• [Given request]
Write out every line of the material as it stands, apart from the pictures.

• [Material]
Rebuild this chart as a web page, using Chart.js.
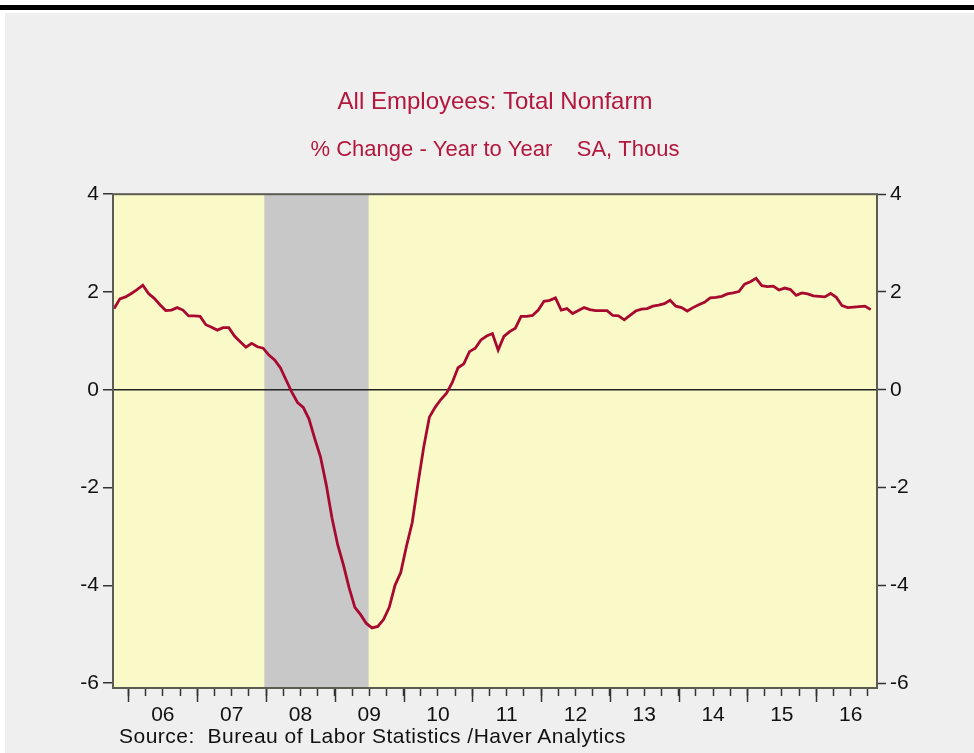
<!DOCTYPE html>
<html>
<head>
<meta charset="utf-8">
<title>All Employees: Total Nonfarm</title>
<script src="https://cdn.jsdelivr.net/npm/chart.js@4.4.0/dist/chart.umd.min.js"></script>
<style>
    body { margin: 0; background: #ffffff; width: 974px; height: 753px; overflow: hidden; position: relative; }
    #topBar { position: absolute; left: 0; top: 5px; width: 974px; height: 5px; background: #000; }
    #panel { position: absolute; left: 5px; top: 13px; width: 969px; height: 740px; background: #efefef; }
    #chart { position: absolute; left: 0; top: 0; }
    #source {
        position: absolute; left: 119px; top: 724px;
        font-family: 'Liberation Sans', Arial, sans-serif; font-size: 21px;
        letter-spacing: 0.5px; color: #111; white-space: pre; line-height: 24px;
    }
</style>
</head>
<body>
<div id="topBar"></div>
<div id="panel"></div>
<canvas id="chart" width="974" height="753"></canvas>
<div id="source">Source:  Bureau of Labor Statistics /Haver Analytics</div>

<script>
// 月度数据：2005年10月 ~ 2016年10月，同比变化 (%)
const firstYear = 2005;
const firstMonth = 10;
const yoyChange = [
    1.66, 1.86, 1.90,                                                       // 2005 Oct-Dec
    1.97, 2.05, 2.14, 1.97, 1.87, 1.74, 1.62, 1.63, 1.68, 1.63, 1.51, 1.51, // 2006
    1.50, 1.33, 1.28, 1.22, 1.27, 1.27, 1.10, 0.98, 0.87, 0.95, 0.88, 0.85, // 2007
    0.71, 0.61, 0.45, 0.20, -0.05, -0.26, -0.36, -0.60, -1.00, -1.37, -1.94, -2.62, // 2008
    -3.17, -3.58, -4.05, -4.45, -4.60, -4.78, -4.87, -4.84, -4.70, -4.45, -4.00, -3.74, // 2009
    -3.20, -2.72, -1.93, -1.18, -0.56, -0.36, -0.20, -0.07, 0.15, 0.45, 0.53, 0.78, // 2010
    0.85, 1.02, 1.10, 1.15, 0.81, 1.09, 1.19, 1.26, 1.50, 1.50, 1.52, 1.63, // 2011
    1.81, 1.83, 1.88, 1.63, 1.66, 1.56, 1.62, 1.68, 1.64, 1.62, 1.62, 1.62, // 2012
    1.52, 1.51, 1.43, 1.52, 1.61, 1.65, 1.66, 1.71, 1.73, 1.76, 1.83, 1.71, // 2013
    1.68, 1.61, 1.68, 1.74, 1.79, 1.88, 1.89, 1.91, 1.96, 1.98, 2.01, 2.16, // 2014
    2.21, 2.28, 2.13, 2.11, 2.12, 2.04, 2.08, 2.05, 1.93, 1.98, 1.96, 1.92, // 2015
    1.91, 1.90, 1.97, 1.89, 1.72, 1.68, 1.69, 1.70, 1.71, 1.64              // 2016 Jan-Oct
];

// 坐标轴刻度
const yTicks = [-6, -4, -2, 0, 2, 4];
const yearLabels = ['06', '07', '08', '09', '10', '11', '12', '13', '14', '15', '16'];

// 经济衰退区间（以2005年10月为0的月份序号）
const recessionStart = 26.7;
const recessionEnd = 44.9;

// 颜色与字体
const TITLE_COLOR = '#b3173d';
const LINE_COLOR = '#a8092f';
const PLOT_BG = '#fafac9';
const RECESSION_BG = '#c8c8c8';
const FONT_FAMILY = "'Liberation Sans', Arial, sans-serif";

// 每个数据点放在月份中间
const points = yoyChange.map((v, i) => ({ x: i + 0.5, y: v }));

// 季度刻度（1月、4月、7月、10月）
const quarterTicks = [];
for (let m = 3; m <= 132; m += 3) quarterTicks.push(m);
const yearTicks = quarterTicks.filter(m => (m - 3) % 12 === 0);

// 背景、衰退阴影、边框和年度长刻度
const plotDecor = {
    id: 'plotDecor',
    beforeDraw(chart) {
        const { ctx, chartArea, scales } = chart;
        ctx.save();
        ctx.fillStyle = PLOT_BG;
        ctx.fillRect(chartArea.left, chartArea.top, chartArea.width, chartArea.height);
        const x1 = scales.x.getPixelForValue(recessionStart);
        const x2 = scales.x.getPixelForValue(recessionEnd);
        ctx.fillStyle = RECESSION_BG;
        ctx.fillRect(x1, chartArea.top, x2 - x1, chartArea.height);
        ctx.restore();
    },
    afterDraw(chart) {
        const { ctx, chartArea, scales } = chart;
        ctx.save();
        ctx.strokeStyle = '#333';
        ctx.lineWidth = 1.5;
        yearTicks.forEach(m => {
            const x = Math.round(scales.x.getPixelForValue(m)) + 0.5;
            ctx.beginPath();
            ctx.moveTo(x, chartArea.bottom);
            ctx.lineTo(x, chartArea.bottom + 14);
            ctx.stroke();
        });
        ctx.strokeStyle = '#5c5c52';
        ctx.lineWidth = 2;
        ctx.strokeRect(chartArea.left, chartArea.top, chartArea.width, chartArea.height);
        ctx.restore();
    }
};

const tickFont = { family: FONT_FAMILY, size: 21 };

const ctx = document.getElementById('chart').getContext('2d');
new Chart(ctx, {
    type: 'line',
    data: {
        datasets: [{
            data: points,
            borderColor: LINE_COLOR,
            borderWidth: 2.8,
            pointRadius: 0,
            tension: 0,
            fill: false
        }]
    },
    options: {
        responsive: false,
        animation: false,
        layout: { padding: { left: 63, right: 47, top: 13, bottom: 25 } },
        plugins: {
            legend: { display: false },
            tooltip: { enabled: false },
            title: {
                display: true,
                text: 'All Employees: Total Nonfarm',
                color: TITLE_COLOR,
                font: { family: FONT_FAMILY, size: 24, weight: 'normal' },
                padding: { top: 75, bottom: 10 }
            },
            subtitle: {
                display: true,
                text: '% Change - Year to Year    SA, Thous',
                color: TITLE_COLOR,
                font: { family: FONT_FAMILY, size: 22, weight: 'normal' },
                padding: { top: 10, bottom: 31 }
            }
        },
        scales: {
            x: {
                type: 'linear',
                min: 0.3,
                max: 133.6,
                afterBuildTicks: scale => { scale.ticks = quarterTicks.map(v => ({ value: v })); },
                afterFit: scale => { scale.height = 40; },
                ticks: {
                    autoSkip: false,
                    maxRotation: 0,
                    color: '#111',
                    font: tickFont,
                    padding: 7,
                    callback: v => ((v - 9) % 12 === 0 ? yearLabels[(v - 9) / 12] : '')
                },
                grid: { drawOnChartArea: false, tickLength: 8, tickColor: '#333', tickWidth: 1.5 },
                border: { display: false }
            },
            y: {
                position: 'left',
                min: -6.1,
                max: 4,
                afterBuildTicks: scale => { scale.ticks = yTicks.map(v => ({ value: v })); },
                afterFit: scale => { scale.width = 50; },
                ticks: { color: '#111', font: tickFont, padding: 4 },
                grid: {
                    color: c => (c.tick && c.tick.value === 0 ? '#222' : 'rgba(0,0,0,0)'),
                    lineWidth: 1.5,
                    tickLength: 10,
                    tickColor: '#333',
                    tickWidth: 1.5
                },
                border: { display: false }
            },
            y2: {
                position: 'right',
                min: -6.1,
                max: 4,
                afterBuildTicks: scale => { scale.ticks = yTicks.map(v => ({ value: v })); },
                afterFit: scale => { scale.width = 50; },
                ticks: { color: '#111', font: tickFont, padding: 4 },
                grid: { drawOnChartArea: false, tickLength: 9, tickColor: '#333', tickWidth: 1.5 },
                border: { display: false }
            }
        }
    },
    plugins: [plotDecor]
});
</script>
</body>
</html>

• [Task response]
Rebuild this chart as a web page, using Chart.js.
<!DOCTYPE html>
<html>
<head>
<meta charset="utf-8">
<title>All Employees: Total Nonfarm</title>
<script src="https://cdn.jsdelivr.net/npm/chart.js@4.4.0/dist/chart.umd.min.js"></script>
<style>
    body { margin: 0; background: #ffffff; width: 974px; height: 753px; overflow: hidden; position: relative; }
    #topBar { position: absolute; left: 0; top: 5px; width: 974px; height: 5px; background: #000; }
    #panel { position: absolute; left: 5px; top: 13px; width: 969px; height: 740px; background: #efefef; }
    #chart { position: absolute; left: 0; top: 0; }
    #source {
        position: absolute; left: 119px; top: 724px;
        font-family: 'Liberation Sans', Arial, sans-serif; font-size: 21px;
        letter-spacing: 0.5px; color: #111; white-space: pre; line-height: 24px;
    }
</style>
</head>
<body>
<div id="topBar"></div>
<div id="panel"></div>
<canvas id="chart" width="974" height="753"></canvas>
<div id="source">Source:  Bureau of Labor Statistics /Haver Analytics</div>

<script>
// 月度数据：2005年10月 ~ 2016年10月，同比变化 (%)
const firstYear = 2005;
const firstMonth = 10;
const yoyChange = [
    1.66, 1.86, 1.90,                                                       // 2005 Oct-Dec
    1.97, 2.05, 2.14, 1.97, 1.87, 1.74, 1.62, 1.63, 1.68, 1.63, 1.51, 1.51, // 2006
    1.50, 1.33, 1.28, 1.22, 1.27, 1.27, 1.10, 0.98, 0.87, 0.95, 0.88, 0.85, // 2007
    0.71, 0.61, 0.45, 0.20, -0.05, -0.26, -0.36, -0.60, -1.00, -1.37, -1.94, -2.62, // 2008
    -3.17, -3.58, -4.05, -4.45, -4.60, -4.78, -4.87, -4.84, -4.70, -4.45, -4.00, -3.74, // 2009
    -3.20, -2.72, -1.93, -1.18, -0.56, -0.36, -0.20, -0.07, 0.15, 0.45, 0.53, 0.78, // 2010
    0.85, 1.02, 1.10, 1.15, 0.81, 1.09, 1.19, 1.26, 1.50, 1.50, 1.52, 1.63, // 2011
    1.81, 1.83, 1.88, 1.63, 1.66, 1.56, 1.62, 1.68, 1.64, 1.62, 1.62, 1.62, // 2012
    1.52, 1.51, 1.43, 1.52, 1.61, 1.65, 1.66, 1.71, 1.73, 1.76, 1.83, 1.71, // 2013
    1.68, 1.61, 1.68, 1.74, 1.79, 1.88, 1.89, 1.91, 1.96, 1.98, 2.01, 2.16, // 2014
    2.21, 2.28, 2.13, 2.11, 2.12, 2.04, 2.08, 2.05, 1.93, 1.98, 1.96, 1.92, // 2015
    1.91, 1.90, 1.97, 1.89, 1.72, 1.68, 1.69, 1.70, 1.71, 1.64              // 2016 Jan-Oct
];

// 坐标轴刻度
const yTicks = [-6, -4, -2, 0, 2, 4];
const yearLabels = ['06', '07', '08', '09', '10', '11', '12', '13', '14', '15', '16'];

// 经济衰退区间（以2005年10月为0的月份序号）
const recessionStart = 26.7;
const recessionEnd = 44.9;

// 颜色与字体
const TITLE_COLOR = '#b3173d';
const LINE_COLOR = '#a8092f';
const PLOT_BG = '#fafac9';
const RECESSION_BG = '#c8c8c8';
const FONT_FAMILY = "'Liberation Sans', Arial, sans-serif";

// 每个数据点放在月份中间
const points = yoyChange.map((v, i) => ({ x: i + 0.5, y: v }));

// 季度刻度（1月、4月、7月、10月）
const quarterTicks = [];
for (let m = 3; m <= 132; m += 3) quarterTicks.push(m);
const yearTicks = quarterTicks.filter(m => (m - 3) % 12 === 0);

// 背景、衰退阴影、边框和年度长刻度
const plotDecor = {
    id: 'plotDecor',
    beforeDraw(chart) {
        const { ctx, chartArea, scales } = chart;
        ctx.save();
        ctx.fillStyle = PLOT_BG;
        ctx.fillRect(chartArea.left, chartArea.top, chartArea.width, chartArea.height);
        const x1 = scales.x.getPixelForValue(recessionStart);
        const x2 = scales.x.getPixelForValue(recessionEnd);
        ctx.fillStyle = RECESSION_BG;
        ctx.fillRect(x1, chartArea.top, x2 - x1, chartArea.height);
        ctx.restore();
    },
    afterDraw(chart) {
        const { ctx, chartArea, scales } = chart;
        ctx.save();
        ctx.strokeStyle = '#333';
        ctx.lineWidth = 1.5;
        yearTicks.forEach(m => {
            const x = Math.round(scales.x.getPixelForValue(m)) + 0.5;
            ctx.beginPath();
            ctx.moveTo(x, chartArea.bottom);
            ctx.lineTo(x, chartArea.bottom + 14);
            ctx.stroke();
        });
        ctx.strokeStyle = '#5c5c52';
        ctx.lineWidth = 2;
        ctx.strokeRect(chartArea.left, chartArea.top, chartArea.width, chartArea.height);
        ctx.restore();
    }
};

const tickFont = { family: FONT_FAMILY, size: 21 };

const ctx = document.getElementById('chart').getContext('2d');
new Chart(ctx, {
    type: 'line',
    data: {
        datasets: [{
            data: points,
            borderColor: LINE_COLOR,
            borderWidth: 2.8,
            pointRadius: 0,
            tension: 0,
            fill: false
        }]
    },
    options: {
        responsive: false,
        animation: false,
        layout: { padding: { left: 63, right: 47, top: 13, bottom: 25 } },
        plugins: {
            legend: { display: false },
            tooltip: { enabled: false },
            title: {
                display: true,
                text: 'All Employees: Total Nonfarm',
                color: TITLE_COLOR,
                font: { family: FONT_FAMILY, size: 24, weight: 'normal' },
                padding: { top: 75, bottom: 10 }
            },
            subtitle: {
                display: true,
                text: '% Change - Year to Year    SA, Thous',
                color: TITLE_COLOR,
                font: { family: FONT_FAMILY, size: 22, weight: 'normal' },
                padding: { top: 10, bottom: 31 }
            }
        },
        scales: {
            x: {
                type: 'linear',
                min: 0.3,
                max: 133.6,
                afterBuildTicks: scale => { scale.ticks = quarterTicks.map(v => ({ value: v })); },
                afterFit: scale => { scale.height = 40; },
                ticks: {
                    autoSkip: false,
                    maxRotation: 0,
                    color: '#111',
                    font: tickFont,
                    padding: 7,
                    callback: v => ((v - 9) % 12 === 0 ? yearLabels[(v - 9) / 12] : '')
                },
                grid: { drawOnChartArea: false, tickLength: 8, tickColor: '#333', tickWidth: 1.5 },
                border: { display: false }
            },
            y: {
                position: 'left',
                min: -6.1,
                max: 4,
                afterBuildTicks: scale => { scale.ticks = yTicks.map(v => ({ value: v })); },
                afterFit: scale => { scale.width = 50; },
                ticks: { color: '#111', font: tickFont, padding: 4 },
                grid: {
                    color: c => (c.tick && c.tick.value === 0 ? '#222' : 'rgba(0,0,0,0)'),
                    lineWidth: 1.5,
                    tickLength: 10,
                    tickColor: '#333',
                    tickWidth: 1.5
                },
                border: { display: false }
            },
            y2: {
                position: 'right',
                min: -6.1,
                max: 4,
                afterBuildTicks: scale => { scale.ticks = yTicks.map(v => ({ value: v })); },
                afterFit: scale => { scale.width = 50; },
                ticks: { color: '#111', font: tickFont, padding: 4 },
                grid: { drawOnChartArea: false, tickLength: 9, tickColor: '#333', tickWidth: 1.5 },
                border: { display: false }
            }
        }
    },
    plugins: [plotDecor]
});
</script>
</body>
</html>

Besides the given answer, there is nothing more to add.